By applying controlled temperature and fluid pressure conditions during direct shear tests, researchers can gain insights into the material's response and better understand its behavior in real-world scenarios. This information is crucial for engineering design, risk assessment, and the development of appropriate mitigation measures in various geomechanics projects.
Further reading
  • Vasilescu A-R, Design and execution of energy piles : Validation by in-situ and laboratory experiments, PhD EC Nantes, 2019
  • Yin K., Vasilescu R., Fauchille A-L., Kotronis P. Thermal effects on the mechanical behaviour of Paris green clay – concrete interface. 2nd International Conference of Energy Geotechnics, ICEGT-2020, La Jolla, California, USA, April 10-13, 2022.
  • Yin K., Vasilescu A.R., Fauchille A-L., Kotronis P. 'Influence des cycles thermiques à l’interface argile verte/béton pour les pieux énergétiques'. 11èmes Journées Nationales de Géotechnique et de Géologie de l'Ingénieur, 28 - 30 Juin, Lyon, 2022.

Seismic table

This laboratory instrument is used for simulating earthquake vibrations and studying the behavior of structures and materials under seismic conditions. It allows researchers to subject scaled models and specimens to controlled vibrations that replicate the motions experienced during earthquakes. The table is primarily utilized in earthquake engineering research to understand structural dynamics, assess seismic performance, and investigate material behavior.
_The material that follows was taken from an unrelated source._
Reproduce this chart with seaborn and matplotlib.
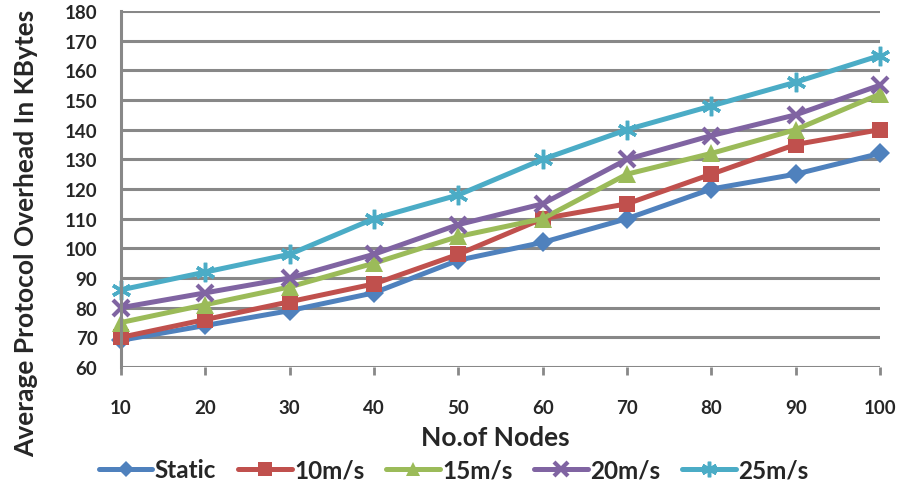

It helps researchers analyze natural frequencies, mode shapes, damping characteristics, and other dynamic properties of structures and soils. Additionally, it enables the evaluation of structural integrity, failure modes, and the effectiveness of seismic design and retrofitting strategies.
Overall, the small seismic table serves as a valuable tool in earthquake engineering, enabling us to gain insights into how structures and soils respond to seismic forces. By conducting experiments on the table, we can improve seismic design methodologies, validate computational models, and enhance our understanding of structural behavior during earthquakes.